Comment by angry_octet

15 hours ago

I don't trust the harness, and I especially don't trust that the LLM won't be able to subvert the harness, or trick me via the harness. I assume that the LLM will be able to leak any secret in the harness context to arbitrary internet destinations, or somehow encode the secret in a work product. Eg space characters at the end of lines encoding access tokens.

Having the harness in one VM, and tool use applied to user data in another, is about as safe as you can be at present. You can mount filesystem fragments from the data VM into the harness VM, but tool execution remains painful.

Having all authorisation and access control exist outside of the harness layer is essential.
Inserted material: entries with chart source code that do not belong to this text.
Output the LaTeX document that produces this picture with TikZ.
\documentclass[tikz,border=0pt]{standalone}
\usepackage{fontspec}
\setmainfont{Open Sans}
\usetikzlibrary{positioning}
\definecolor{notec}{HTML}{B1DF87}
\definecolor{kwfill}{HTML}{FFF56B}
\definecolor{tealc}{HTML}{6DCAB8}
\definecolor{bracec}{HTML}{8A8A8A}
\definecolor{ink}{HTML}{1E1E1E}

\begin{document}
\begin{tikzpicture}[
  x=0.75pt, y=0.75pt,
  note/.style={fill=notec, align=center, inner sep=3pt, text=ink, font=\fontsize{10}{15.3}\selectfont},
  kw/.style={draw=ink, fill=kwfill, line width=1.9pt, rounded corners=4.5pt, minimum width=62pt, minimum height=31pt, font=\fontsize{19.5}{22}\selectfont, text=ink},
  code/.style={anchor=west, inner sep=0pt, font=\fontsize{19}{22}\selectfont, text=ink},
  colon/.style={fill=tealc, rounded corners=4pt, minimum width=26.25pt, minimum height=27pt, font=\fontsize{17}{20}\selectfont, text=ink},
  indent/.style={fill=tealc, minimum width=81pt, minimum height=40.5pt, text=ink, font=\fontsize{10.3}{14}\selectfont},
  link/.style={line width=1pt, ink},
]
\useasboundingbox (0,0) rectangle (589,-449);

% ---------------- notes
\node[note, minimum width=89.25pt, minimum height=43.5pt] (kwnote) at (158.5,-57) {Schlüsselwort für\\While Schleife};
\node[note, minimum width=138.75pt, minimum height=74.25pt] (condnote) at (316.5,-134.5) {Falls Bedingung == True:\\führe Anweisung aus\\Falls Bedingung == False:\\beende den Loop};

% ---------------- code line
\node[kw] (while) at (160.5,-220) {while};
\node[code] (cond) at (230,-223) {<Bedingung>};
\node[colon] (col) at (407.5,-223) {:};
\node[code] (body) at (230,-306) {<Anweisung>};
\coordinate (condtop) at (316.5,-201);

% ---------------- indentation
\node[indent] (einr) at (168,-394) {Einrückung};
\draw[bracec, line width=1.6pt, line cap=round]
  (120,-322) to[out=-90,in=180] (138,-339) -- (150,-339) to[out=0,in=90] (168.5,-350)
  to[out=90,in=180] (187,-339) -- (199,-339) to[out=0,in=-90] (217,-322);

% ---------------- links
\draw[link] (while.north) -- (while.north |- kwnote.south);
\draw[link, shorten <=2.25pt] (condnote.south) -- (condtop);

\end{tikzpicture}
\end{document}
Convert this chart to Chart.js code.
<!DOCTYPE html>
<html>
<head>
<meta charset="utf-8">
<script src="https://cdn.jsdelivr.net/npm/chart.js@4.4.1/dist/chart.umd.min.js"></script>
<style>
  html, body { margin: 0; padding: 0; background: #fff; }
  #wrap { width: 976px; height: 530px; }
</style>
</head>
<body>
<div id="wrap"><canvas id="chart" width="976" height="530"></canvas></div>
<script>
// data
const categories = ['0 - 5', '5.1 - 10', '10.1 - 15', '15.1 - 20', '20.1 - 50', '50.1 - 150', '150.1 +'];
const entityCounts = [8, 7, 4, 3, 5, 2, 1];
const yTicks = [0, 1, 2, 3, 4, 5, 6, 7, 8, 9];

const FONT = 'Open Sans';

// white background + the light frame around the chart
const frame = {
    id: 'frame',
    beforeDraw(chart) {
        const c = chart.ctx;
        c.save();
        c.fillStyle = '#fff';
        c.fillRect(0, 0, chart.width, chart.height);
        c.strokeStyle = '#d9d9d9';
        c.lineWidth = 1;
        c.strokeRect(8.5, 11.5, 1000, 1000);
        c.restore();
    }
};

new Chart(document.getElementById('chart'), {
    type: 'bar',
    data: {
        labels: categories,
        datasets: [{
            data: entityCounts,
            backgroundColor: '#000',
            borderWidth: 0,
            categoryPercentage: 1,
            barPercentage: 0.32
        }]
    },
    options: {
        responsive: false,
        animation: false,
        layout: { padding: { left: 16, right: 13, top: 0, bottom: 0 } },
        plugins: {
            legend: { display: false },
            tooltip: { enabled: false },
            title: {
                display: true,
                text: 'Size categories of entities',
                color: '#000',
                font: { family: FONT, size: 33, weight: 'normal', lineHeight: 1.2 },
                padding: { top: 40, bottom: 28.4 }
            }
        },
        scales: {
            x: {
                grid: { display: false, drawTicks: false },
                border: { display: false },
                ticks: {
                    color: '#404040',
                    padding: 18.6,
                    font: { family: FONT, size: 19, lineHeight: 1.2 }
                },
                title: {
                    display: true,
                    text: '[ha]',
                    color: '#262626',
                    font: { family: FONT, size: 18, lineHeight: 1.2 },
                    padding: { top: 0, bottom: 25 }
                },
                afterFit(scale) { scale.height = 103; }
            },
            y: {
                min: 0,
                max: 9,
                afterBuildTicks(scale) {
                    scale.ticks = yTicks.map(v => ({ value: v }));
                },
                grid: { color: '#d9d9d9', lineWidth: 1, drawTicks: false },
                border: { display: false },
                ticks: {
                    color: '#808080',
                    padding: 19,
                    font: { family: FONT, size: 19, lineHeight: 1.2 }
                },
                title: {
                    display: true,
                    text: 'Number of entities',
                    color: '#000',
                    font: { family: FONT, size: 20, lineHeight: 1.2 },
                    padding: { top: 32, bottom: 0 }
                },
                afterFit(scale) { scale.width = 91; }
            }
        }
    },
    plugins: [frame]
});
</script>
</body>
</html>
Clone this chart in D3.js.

It should only have narrowly scoped and time limited credentials that are bound to its IP, and even then that is problematic.

2 comments

angry_octet

wswope 1 hour ago

My approach to this has been a NixOS host with the harness running in a rootless podman sidecar.

The host has squid configured with a self-signed CA and networking rules to route all host traffic to the intercepting proxy, so I have a tight firewall and full auditability.

Then there’s a python rpc daemon running on the host with a set of whitelisted commands, read-only for pulling logs and diagnostics.

By default, the agent runs in a split pane tmux session with a host shell on the left and the chat interface on the right. The rpc whitelist includes the proper `tmux capture-pane` invocation to pull from the host shell, so I can easily let it see what I’m doing if I want it to help debug something.

I’m using pi as my harness and have custom extensions that give Yes/No confirmation gates for any writes the agent makes and that pass all bash commands/file writes to a deepseek subagent for review.

Still early days, but as someone with a similarly paranoid mindset around running LLMs securely, I think the future is promising and we’ll see some new “best practices” and related tooling popping up shortly.

angry_octet 1 hour ago

NixOS is a great place to start from.
Trusted observability will be key. Why am I giving the harness the ability to read/modify files when the harness lives in the same action space as tools? No, the gates should be controlled elsewhere, and even when I have given carte blanche, I want to see what has been done, step by step. So a controlled CA that allows for inspection of requests is great for logging.